Hutch’s Steve Eck heaps on wins during a coaching career that isn’t slowing down
Steve Eck has been coaching basketball for a long time and coaching it well.
His record is ridiculous. After a 227-15 record and six state championships over 10 seasons at Wichita South (1986-96), Eck has been nearly as successful during 16 seasons in the junior college ranks at Butler, Redlands (Okla.), Cowley and for the past eight seasons at Hutchinson, where he is 536-94.
Eck’s formula is simple: Get players to defend. Get them to share the basketball. Get them to play hard.
It all sounds so easy, except that if you check, you’ll find not every coach is 763-109.
So there’s something special about Eck and for 30 years people have been trying to figure out just what he has that others do not. Having good players, of course, comes to mind. Tremendous devotion to his job and profession are part of the mix.
“Honestly, it’s been a blessing to play for Coach Eck,” said Hutch sophomore guard Samajae Haynes-Jones, from East, who next season will be a Wichita State Shocker. “I’ve learned so much from him, especially on the defensive side.”
Hutchinson is 18-0 going into a home game Saturday night against Cloud County. The Blue Dragons are ranked second in the NJCAA poll and after coming up one game short for a national championship last season, Hutchinson should be back in the mix in March.
But Eck, who led Redlands to an NJCAA Division II national championship in 2002 and had that team in the Division I championship game at Hutchinson’s Sports Arena in 2004, insists winning a national championship at Hutch, where he dreamed of coaching as a kid growing up in Haven, isn’t what drives him.
“I’m not coaching for that,” said the 61-year-old Eck, who doesn’t look much different from the 30-year-old who showed up at South in 1986 after coaching basketball and volleyball at Jardine Junior High. “If I was coaching for that, then I should get out. And I haven’t won (a national championship) here so I don’t know how much it would mean.”

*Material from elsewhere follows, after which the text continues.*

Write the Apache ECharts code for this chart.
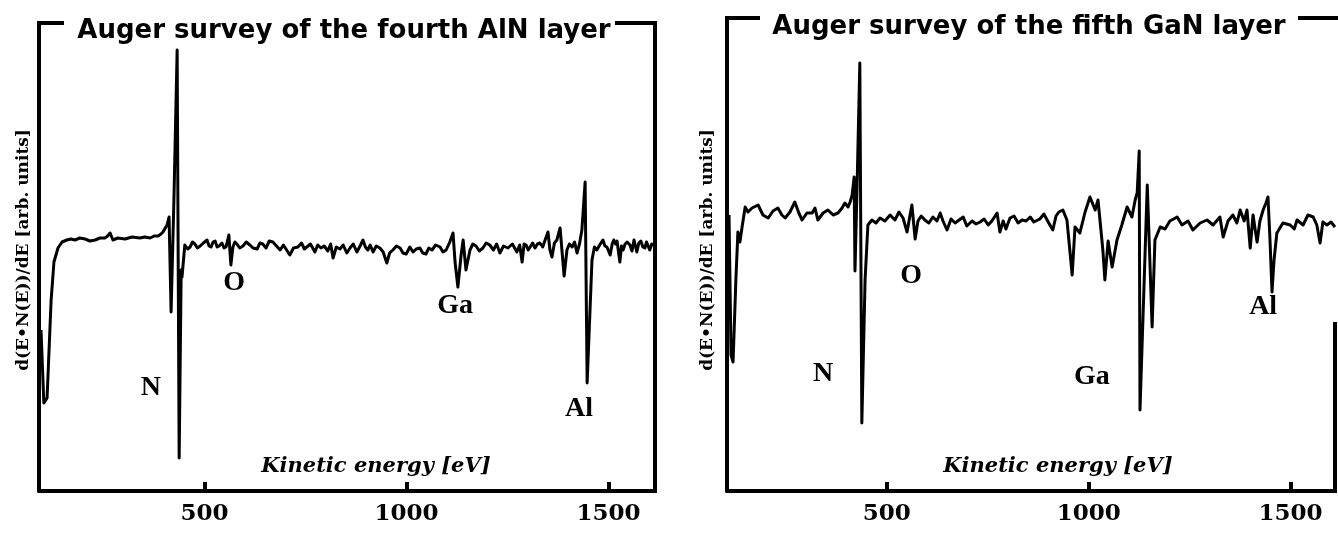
<!DOCTYPE html>
<html><head><meta charset="utf-8">
<script src="https://cdn.jsdelivr.net/npm/echarts@6/dist/echarts.min.js"></script>
<style>html,body{margin:0;padding:0;background:#fff}#c{width:1338px;height:538px}</style>
</head><body><div id="c"></div>
<script>
// ---- data ----
const tickValues = [500, 1000, 1500];
const leftTitle = 'Auger survey of the fourth AlN layer';
const rightTitle = 'Auger survey of the fifth GaN layer';
const yName = 'd(E\u2022N(E))/dE [arb. units]';
const xName = 'Kinetic energy [eV]';

// left panel spectrum: [kinetic energy eV, signal arb.]
const leftSpectrum = [[95,161],[102,88],[110,93],[120,191],[127,229],[137,243],[147,249],[159,251],[169,252],[179,251],[191,253],[204,252],[216,250],[229,251],[241,253],[253,253],[260,255],[266,258],[273,251],[285,253],[303,252],[320,254],[340,253],[352,254],[365,253],[375,255],[385,255],[392,257],[397,259],[407,266],[412,274],[417,179],[424,291],[432,441],[437,33],[442,221],[444,214],[451,246],
[458,242],[464,244],[470,249],[476,247],[482,243],[489,245],[497,248],[506,251],[511,245],[516,244],[521,249],[526,250],[531,244],[536,245],[543,248],[548,243],[553,244],[560,256],[565,226],[570,244],[575,249],[580,247],[587,243],[595,245],[603,249],[612,246],[620,243],[630,242],[637,248],[644,247],[652,243],[660,250],[669,249],[678,245],[687,241],[695,246],[703,241],[711,236],[720,243],[731,244],[740,248],[747,242],[753,244],[762,247],[773,239],[780,246],[788,243],[796,245],[805,240],[812,247],[818,233],[826,244],[835,242],[843,246],[852,238],[860,243],[868,247],[877,239],[885,245],[892,251],[898,244],[904,241],[910,246],[917,239],[925,245],[934,243],[942,239],[951,228],[958,238],[966,241],[975,245],[984,243],[991,238],[999,237],[1008,244],[1016,239],[1024,242],[1033,243],[1040,238],[1048,237],[1055,243],[1063,241],[1072,246],[1083,244],[1090,239],[1098,241],[1107,249],
[1115,258],[1120,229],[1127,204],[1135,236],[1140,251],[1147,221],[1157,241],[1164,247],[1172,245],[1180,240],[1189,243],[1197,248],[1206,246],[1215,241],[1223,247],[1231,238],[1240,245],[1251,243],[1262,247],[1273,239],[1280,246],[1286,229],[1291,247],[1296,246],[1301,241],[1306,244],[1312,248],[1318,243],[1324,247],[1330,248],[1337,244],[1343,251],[1350,259],[1355,241],[1360,234],[1366,248],[1372,251],[1380,263],[1390,215],[1397,241],[1403,247],[1410,244],[1416,249],[1422,238],[1428,247],[1434,261],[1442,309],[1447,108],[1459,231],[1465,244],[1471,241],[1478,246],[1486,251],[1491,245],[1496,244],[1504,236],[1509,247],[1513,251],[1517,247],[1521,250],[1528,229],[1532,245],[1536,241],[1541,247],[1546,249],[1553,246],[1558,240],[1563,251],[1570,239],[1575,248],[1580,250],[1585,244],[1590,243],[1594,249],[1597,251],[1602,241],[1607,247],[1612,246]];

// right panel spectrum
const rightEnergy = [109,114,119,126,131,136,141,149,156,166,181,193,206,218,230,240,248,260,272,282,290,302,315,322,329,342,354,367,379,389,396,404,409,414,419,421,426,433,438,446,453,463,473,483,495,508,520,530,540,550,557,562,570,577,585,594,604,614,624,632,639,649,659,669,679,689,698,711,721,731,741,751,760,773,780,788,795,805,815,825,835,845,855,864,879,889,901,911,919,926,936,946,951,959,966,978,991,1003,1016,1023,1035,1040,1048,1058,1070,1082,1095,1107,1115,1120,1125,1127,1145,1157,1164,1177,1189,1201,1219,1231,1246,1258,1276,1293,1308,1325,1333,1345,1357,1367,1375,1385,1392,1400,1407,1412,1417,1424,1432,1439,1444,1449,1454,1459,1466,1481,1499,1509,1516,1531,1543,1556,1565,1573,1580,1590,1600,1610];
const rightSignal = [276,136,129,211,259,249,263,284,279,283,286,276,273,280,283,276,273,279,289,278,271,278,278,283,271,278,281,276,278,283,288,284,289,296,314,220,301,428,68,211,266,271,268,273,270,276,271,279,273,259,275,286,252,270,275,271,268,274,270,278,270,261,272,268,271,274,265,270,267,269,272,266,270,278,259,270,262,273,275,268,271,270,274,269,272,277,268,261,275,279,281,271,250,216,264,258,279,294,281,291,241,211,250,224,251,266,284,274,291,298,340,81,306,164,251,264,262,270,274,266,270,261,268,271,266,274,254,270,276,268,281,270,281,243,276,262,249,270,281,288,294,251,199,231,258,268,266,262,271,266,276,274,266,248,269,266,269,264];

const peakNames = ['N', 'O', 'Ga', 'Al'];
const leftPeakE = [367, 573, 1120, 1427];
const leftPeakV = [103, 208, 185, 82];
const rightPeakE = [342, 560, 1008, 1432];
const rightPeakV = [117, 215, 114, 184];

// ---- layout ----
const L = {left: 39, top: 23, width: 616, height: 468, xmin: 90, xmax: 1615};
const R = {left: 727, top: 18, width: 608, height: 473, xmin: 104, xmax: 1610};
const BLACK = '#000';
const serif = 'DejaVu Serif';

const zip = (a, b) => a.map((v, i) => [v, b[i]]);
const peakData = (E, V) => peakNames.map((n, i) => ({name: n, value: [E[i], V[i]]}));

function xAxisFor(g, P) {
  return {
    type: 'value', gridIndex: g, min: P.xmin, max: P.xmax,
    splitLine: {show: false},
    axisLine: {show: true, lineStyle: {color: BLACK, width: 4}},
    axisTick: {show: true, inside: true, length: 9, customValues: tickValues, lineStyle: {color: BLACK, width: 4}},
    axisLabel: {show: true, customValues: tickValues, margin: 12, color: BLACK, fontFamily: serif,
      fontWeight: 'bold', fontSize: 23, formatter: v => String(v)}
  };
}
function yAxisFor(g, P) {
  return {
    type: 'value', gridIndex: g, min: 0, max: P.height,
    splitLine: {show: false},
    axisLine: {show: true, lineStyle: {color: BLACK, width: 4}},
    axisTick: {show: false}, axisLabel: {show: false}
  };
}
function lineSeries(g, data) {
  return {
    type: 'line', xAxisIndex: g, yAxisIndex: g, data,
    showSymbol: false, symbol: 'none', clip: true,
    lineStyle: {color: BLACK, width: 3, join: 'round'}
  };
}
function labelSeries(g, E, V) {
  return {
    type: 'scatter', xAxisIndex: g, yAxisIndex: g, data: peakData(E, V),
    symbolSize: 0, silent: true, itemStyle: {opacity: 1, color: BLACK},
    label: {show: true, position: 'inside', formatter: '{b}', color: '#000', opacity: 1,
      textBorderWidth: 0, fontFamily: 'Liberation Serif', fontWeight: 'bold', fontSize: 28}
  };
}
const ln = (x1, y1, x2, y2) => ({type: 'line', shape: {x1, y1, x2, y2}, style: {stroke: BLACK, lineWidth: 4}});
const txt = (x, y, text, font, rot) => ({
  type: 'text', x, y, rotation: rot || 0,
  style: {text, font, fill: BLACK, align: 'center', verticalAlign: 'middle'}
});

const chart = echarts.init(document.getElementById('c'), null, {renderer: 'canvas'});
chart.setOption({
  animation: false,
  backgroundColor: '#fff',
  grid: [
    {left: L.left, top: L.top, width: L.width, height: L.height},
    {left: R.left, top: R.top, width: R.width, height: R.height}
  ],
  xAxis: [xAxisFor(0, L), xAxisFor(1, R)],
  yAxis: [yAxisFor(0, L), yAxisFor(1, R)],
  series: [
    lineSeries(0, leftSpectrum),
    lineSeries(1, zip(rightEnergy, rightSignal)),
    labelSeries(0, leftPeakE, leftPeakV),
    labelSeries(1, rightPeakE, rightPeakV)
  ],
  graphic: [
    // frame brackets (left panel)
    ln(L.left - 2, L.top, L.left + 25, L.top),
    ln(L.left + L.width - 40, L.top, L.left + L.width + 2, L.top),
    ln(L.left + L.width, L.top - 2, L.left + L.width, L.top + L.height + 2),
    // frame brackets (right panel)
    ln(R.left - 2, R.top, R.left + 33, R.top),
    ln(R.left + R.width - 37, R.top, 1338, R.top),
    ln(R.left + R.width, 322, R.left + R.width, R.top + R.height + 2),
    // titles
    txt(344, 31, leftTitle, 'bold 26px "DejaVu Sans"'),
    txt(1029, 27, rightTitle, 'bold 26px "DejaVu Sans"'),
    // axis names
    txt(24, 250, yName, 'bold 17px "DejaVu Serif"', Math.PI / 2),
    txt(708, 250, yName, 'bold 17px "DejaVu Serif"', Math.PI / 2),
    txt(376, 467, xName, 'italic bold 21px "DejaVu Serif"'),
    txt(1058, 467, xName, 'italic bold 21px "DejaVu Serif"')
  ]
});
</script>
</body></html>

Hutchinson is loaded, averaging almost 95 points and led by four sophomores. Haynes-Jones leads the Blue Dragons in scoring with 16.6 points but four others are in double figures: 6-foot-4 freshman J.J. Rhymes (16.1); 6-7 sophomore Shakur Juiston (15.1), 6-3 freshman Devonte Bandoo (13.2) and 6-4 sophomore James Conley (10.4).
Eck said his team played poorly Wednesday night, but it still managed to beat Seward 88-65 at the Sports Arena.
“Their best player (Kevin Sims, 22.5 points) didn’t play and that hurt them a lot,” Eck said. “But it’s hard to play hard every night and for our first 17 games we played hard. This league is tough; there’s no other league in the country that plays a 26-game (double round-robin) schedule. It’s tough because every game is a dogfight and there are no easy games in our league.”
Perhaps, but the Blue Dragons have won 14 conference games by an average of 19.3 points and are on a run of 12 consecutive double-digit wins. Hutch has won 25 consecutive Jayhawk Juco games since dropping three straight last season to Cowley, Butler and Dodge City.
Eck, who admits to being fragile in his first two or three seasons at Hutchinson, has learned to trust his ways. Even after all of his previous success, he says he was unsure initially at Hutch.
“I think I was really in awe my first two or three years here,” Eck said. “When you’re a kid growing up in Haven, you think about Hutch all the time, so I wasn’t really comfortable early on. Since my fourth year, I forgot all about that stuff and started coaching the team like I’ve coached my teams in the past. Be yourself and don’t worry about what people are going to think. It took me some time to figure that out.
“I was worrying about too many things, too many outside influences, instead of just coaching my team. I just decided, ‘Hey, you’ve got this job now,’ and what would my dad (the late Rusty Eck) tell me. I know what he would have done those first three years, he would have kicked my rear.”
Eck did get once chance as an assistant at the NCAA Division I level, at UMKC, but it didn’t last long. The coach at the time, Bob Sundvold, was fired and Eck ended up back in Wichita for a season, as an assistant at Newman. Then he started his tour of Butler, Cowley and Hutchinson, establishing himself as one of the top junior college coaches in the country.
Still, he harkens back frequently to those days at South, a 10-year run that hadn’t been equaled before in City League history, and hasn’t since.
“I think about South every day,” Eck said. “I miss it so much and I miss all those guys.”
Coaching has been Eck’s calling and, he says, it has never really mattered to him on what level. He’s about teaching, about the relationships.
And about winning, which he has done at an 87.5-percent clip for almost 30 seasons. Pretty remarkable.